> _TASK OBJECTIVE_
Repeat the material verbatim and drop the pictures.

> _TASK INPUTS_
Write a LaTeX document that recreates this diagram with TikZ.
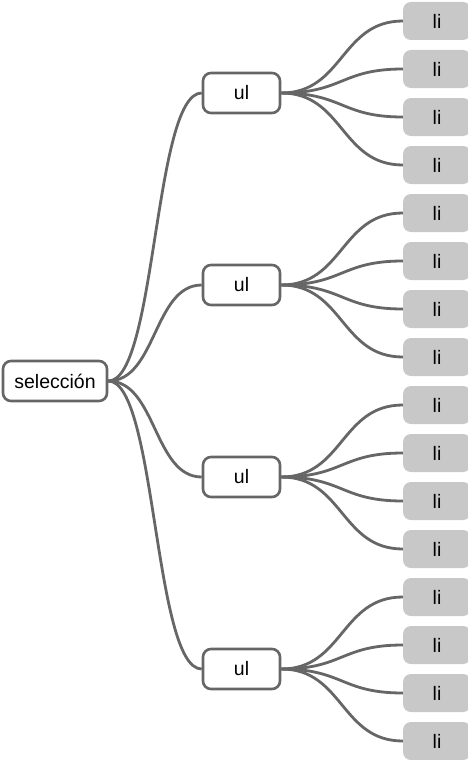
\documentclass[tikz,border=0pt]{standalone}
\usepackage{fontspec}
\setmainfont{Liberation Sans}
\usetikzlibrary{positioning}
\definecolor{linegray}{HTML}{666666}
\definecolor{leafgray}{HTML}{C8C8C8}

\begin{document}
\begin{tikzpicture}
    [x=1pt, y=-1pt, font=\fontsize{19.5}{22}\selectfont,
    root/.style={rectangle, rounded corners=8pt, draw=linegray, line width=2.6pt,
      fill=white, minimum width=104pt, minimum height=40pt, inner sep=0pt},
    list/.style={rectangle, rounded corners=8pt, draw=linegray, line width=2.6pt,
      fill=white, minimum width=77pt, minimum height=40pt, inner sep=0pt},
    item/.style={rectangle, rounded corners=8pt, fill=leafgray,
      minimum width=68pt, minimum height=38pt, inner sep=0pt},
    branch/.style={draw=linegray, line width=2.8pt}]

  \useasboundingbox (0,0) rectangle (468,760);

  \node[root] (sel) at (55,381) {selección};

  \foreach \u in {0,...,3} {
    \node[list] (ul\u) at (241.5,93+192*\u) {ul};
    \draw[branch] (sel.east) .. controls +(48,0) and +(-48,0) .. (ul\u.west);
    \foreach \l in {0,...,3} {
      \pgfmathtruncatemacro{\n}{4*\u+\l}
      \node[item] (li\n) at (437,21+48*\n) {li};
      \draw[branch] (ul\u.east) .. controls +(62,0) and +(-62,0) .. (li\n.west);
    }
  }

\end{tikzpicture}
\end{document}
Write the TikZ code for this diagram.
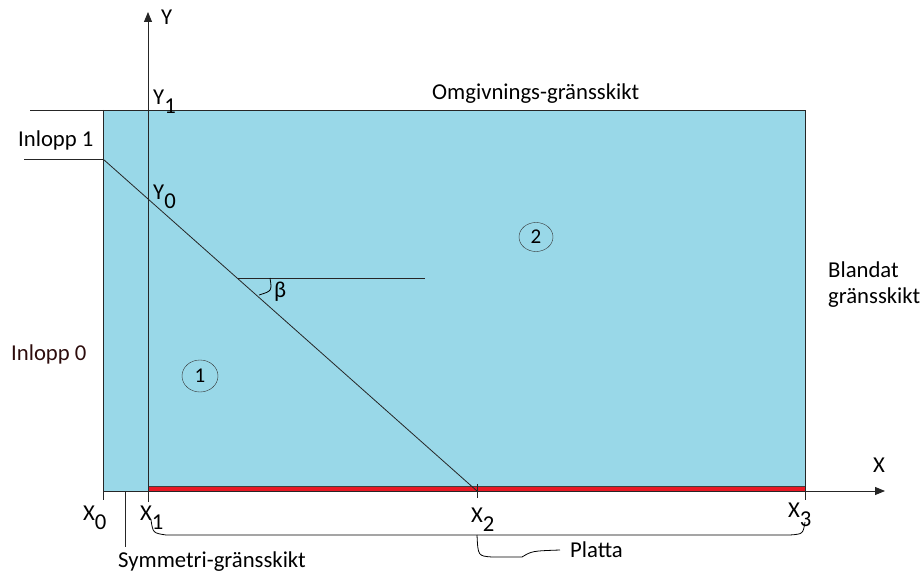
\documentclass[tikz,border=0pt]{standalone}
\usepackage{fontspec}
\setmainfont{Carlito}
\usetikzlibrary{arrows.meta,shapes.geometric}
\definecolor{flow}{RGB}{153,216,232}
\definecolor{plate}{RGB}{232,24,36}
\definecolor{inkred}{RGB}{45,12,12}
\newcommand{\lowidx}[2]{#1\raisebox{-9pt}{#2}}
\tikzset{
  lbl/.style={font=\fontsize{22.7}{26}\selectfont, inner sep=0pt, anchor=base west},
  zone/.style={draw=black!80, ellipse, inner sep=0pt, font=\fontsize{21}{24}\selectfont},
  axis/.style={line width=0.9pt, draw=black!85, -{Triangle[length=10pt,width=8pt]}},
  edge/.style={line width=0.9pt, draw=black!85}
}

\begin{document}
\begin{tikzpicture}[x=1pt,y=-1pt]
      \useasboundingbox (0,0) rectangle (924,572);
      % points
      \coordinate (tl) at (103,110);  \coordinate (tr) at (805,110);
      \coordinate (x0) at (103,491);  \coordinate (x1) at (148,491);
      \coordinate (x2) at (477,491);  \coordinate (x3) at (805,491);
      \coordinate (in) at (103,159);  \coordinate (bt) at (238,278);
      \fill[flow] (tl) rectangle (x3);
      \fill[plate, draw=black!75, line width=0.8pt] (148,486.5) rectangle (805,491.5);
      \draw[edge] (30,110) -- (tr) -- (805,500);
      \draw[edge] (tl) -- (103,500);
      \draw[edge] (24,159) -- (in);
      \draw[edge, line width=0.8pt] (in) -- (x2);
      \draw[edge] (bt) -- (425,278);
      \draw[line width=0.8pt] (270,278) .. controls (272,291) .. (259,295);
      \draw[edge] (477,484) -- (477,498);
      \draw[edge] (125,491) -- (125,547);
      \draw[axis] (x0) -- (885,491);
      \draw[axis] (148,502) -- (148,12);
      % brace
      \draw[line width=0.8pt] (151,520) .. controls (153,533) .. (166,535) -- (790,535)
        .. controls (803,534) .. (805,522);
      \draw[line width=0.8pt] (477,535) .. controls (478,556) .. (492,557) -- (522,557)
        .. controls (532,551) .. (560,550);
      % labels
      \node[lbl] (ylab) at (161,25) {Y};
      \node[lbl] (xlab) at (873,472) {X};
      \node[lbl] (y1) at (153,105) {\lowidx{Y}{1}};
      \node[lbl] (y0) at (153,200) {\lowidx{Y}{0}};
      \node[lbl] (lx0) at (83,520) {\lowidx{X}{0}};
      \node[lbl] (lx1) at (140,520) {\lowidx{X}{1}};
      \node[lbl] (lx2) at (471,522) {\lowidx{X}{2}};
      \node[lbl] (lx3) at (788,517) {\lowidx{X}{3}};
      \node[lbl] (beta) at (274,298) {β};
      \node[lbl] (inl1) at (18,147) {Inlopp 1};
      \node[lbl, text=inkred] (inl0) at (11,360) {Inlopp 0};
      \node[lbl] (omg) at (432,100) {Omgivnings-gränsskikt};
      \node[lbl] (bland) at (828,277) {Blandat};
      \node[lbl] (blgr) at (828,303) {gränsskikt};
      \node[lbl] (plat) at (570,557) {Platta};
      \node[lbl] (sym) at (118,567) {Symmetri-gränsskikt};
      \node[zone, minimum width=36pt, minimum height=32pt] (z1) at (200,376) {1};
      \node[zone, minimum width=34pt, minimum height=29pt] (z2) at (536,237) {2};
\end{tikzpicture}
\end{document}
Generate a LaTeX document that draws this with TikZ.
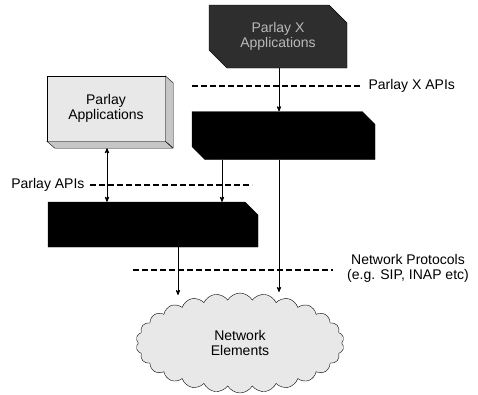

> _FULL SOLUTION_
Write a LaTeX document that recreates this diagram with TikZ.
\documentclass[tikz,border=0pt]{standalone}
\usepackage{fontspec}
\setmainfont{Liberation Sans}
\usetikzlibrary{positioning}
\definecolor{linegray}{HTML}{666666}
\definecolor{leafgray}{HTML}{C8C8C8}

\begin{document}
\begin{tikzpicture}
    [x=1pt, y=-1pt, font=\fontsize{19.5}{22}\selectfont,
    root/.style={rectangle, rounded corners=8pt, draw=linegray, line width=2.6pt,
      fill=white, minimum width=104pt, minimum height=40pt, inner sep=0pt},
    list/.style={rectangle, rounded corners=8pt, draw=linegray, line width=2.6pt,
      fill=white, minimum width=77pt, minimum height=40pt, inner sep=0pt},
    item/.style={rectangle, rounded corners=8pt, fill=leafgray,
      minimum width=68pt, minimum height=38pt, inner sep=0pt},
    branch/.style={draw=linegray, line width=2.8pt}]

  \useasboundingbox (0,0) rectangle (468,760);

  \node[root] (sel) at (55,381) {selección};

  \foreach \u in {0,...,3} {
    \node[list] (ul\u) at (241.5,93+192*\u) {ul};
    \draw[branch] (sel.east) .. controls +(48,0) and +(-48,0) .. (ul\u.west);
    \foreach \l in {0,...,3} {
      \pgfmathtruncatemacro{\n}{4*\u+\l}
      \node[item] (li\n) at (437,21+48*\n) {li};
      \draw[branch] (ul\u.east) .. controls +(62,0) and +(-62,0) .. (li\n.west);
    }
  }

\end{tikzpicture}
\end{document}
Write the TikZ code for this diagram.
\documentclass[tikz,border=0pt]{standalone}
\usepackage{fontspec}
\setmainfont{Carlito}
\usetikzlibrary{arrows.meta,shapes.geometric}
\definecolor{flow}{RGB}{153,216,232}
\definecolor{plate}{RGB}{232,24,36}
\definecolor{inkred}{RGB}{45,12,12}
\newcommand{\lowidx}[2]{#1\raisebox{-9pt}{#2}}
\tikzset{
  lbl/.style={font=\fontsize{22.7}{26}\selectfont, inner sep=0pt, anchor=base west},
  zone/.style={draw=black!80, ellipse, inner sep=0pt, font=\fontsize{21}{24}\selectfont},
  axis/.style={line width=0.9pt, draw=black!85, -{Triangle[length=10pt,width=8pt]}},
  edge/.style={line width=0.9pt, draw=black!85}
}

\begin{document}
\begin{tikzpicture}[x=1pt,y=-1pt]
      \useasboundingbox (0,0) rectangle (924,572);
      % points
      \coordinate (tl) at (103,110);  \coordinate (tr) at (805,110);
      \coordinate (x0) at (103,491);  \coordinate (x1) at (148,491);
      \coordinate (x2) at (477,491);  \coordinate (x3) at (805,491);
      \coordinate (in) at (103,159);  \coordinate (bt) at (238,278);
      \fill[flow] (tl) rectangle (x3);
      \fill[plate, draw=black!75, line width=0.8pt] (148,486.5) rectangle (805,491.5);
      \draw[edge] (30,110) -- (tr) -- (805,500);
      \draw[edge] (tl) -- (103,500);
      \draw[edge] (24,159) -- (in);
      \draw[edge, line width=0.8pt] (in) -- (x2);
      \draw[edge] (bt) -- (425,278);
      \draw[line width=0.8pt] (270,278) .. controls (272,291) .. (259,295);
      \draw[edge] (477,484) -- (477,498);
      \draw[edge] (125,491) -- (125,547);
      \draw[axis] (x0) -- (885,491);
      \draw[axis] (148,502) -- (148,12);
      % brace
      \draw[line width=0.8pt] (151,520) .. controls (153,533) .. (166,535) -- (790,535)
        .. controls (803,534) .. (805,522);
      \draw[line width=0.8pt] (477,535) .. controls (478,556) .. (492,557) -- (522,557)
        .. controls (532,551) .. (560,550);
      % labels
      \node[lbl] (ylab) at (161,25) {Y};
      \node[lbl] (xlab) at (873,472) {X};
      \node[lbl] (y1) at (153,105) {\lowidx{Y}{1}};
      \node[lbl] (y0) at (153,200) {\lowidx{Y}{0}};
      \node[lbl] (lx0) at (83,520) {\lowidx{X}{0}};
      \node[lbl] (lx1) at (140,520) {\lowidx{X}{1}};
      \node[lbl] (lx2) at (471,522) {\lowidx{X}{2}};
      \node[lbl] (lx3) at (788,517) {\lowidx{X}{3}};
      \node[lbl] (beta) at (274,298) {β};
      \node[lbl] (inl1) at (18,147) {Inlopp 1};
      \node[lbl, text=inkred] (inl0) at (11,360) {Inlopp 0};
      \node[lbl] (omg) at (432,100) {Omgivnings-gränsskikt};
      \node[lbl] (bland) at (828,277) {Blandat};
      \node[lbl] (blgr) at (828,303) {gränsskikt};
      \node[lbl] (plat) at (570,557) {Platta};
      \node[lbl] (sym) at (118,567) {Symmetri-gränsskikt};
      \node[zone, minimum width=36pt, minimum height=32pt] (z1) at (200,376) {1};
      \node[zone, minimum width=34pt, minimum height=29pt] (z2) at (536,237) {2};
\end{tikzpicture}
\end{document}
Generate a LaTeX document that draws this with TikZ.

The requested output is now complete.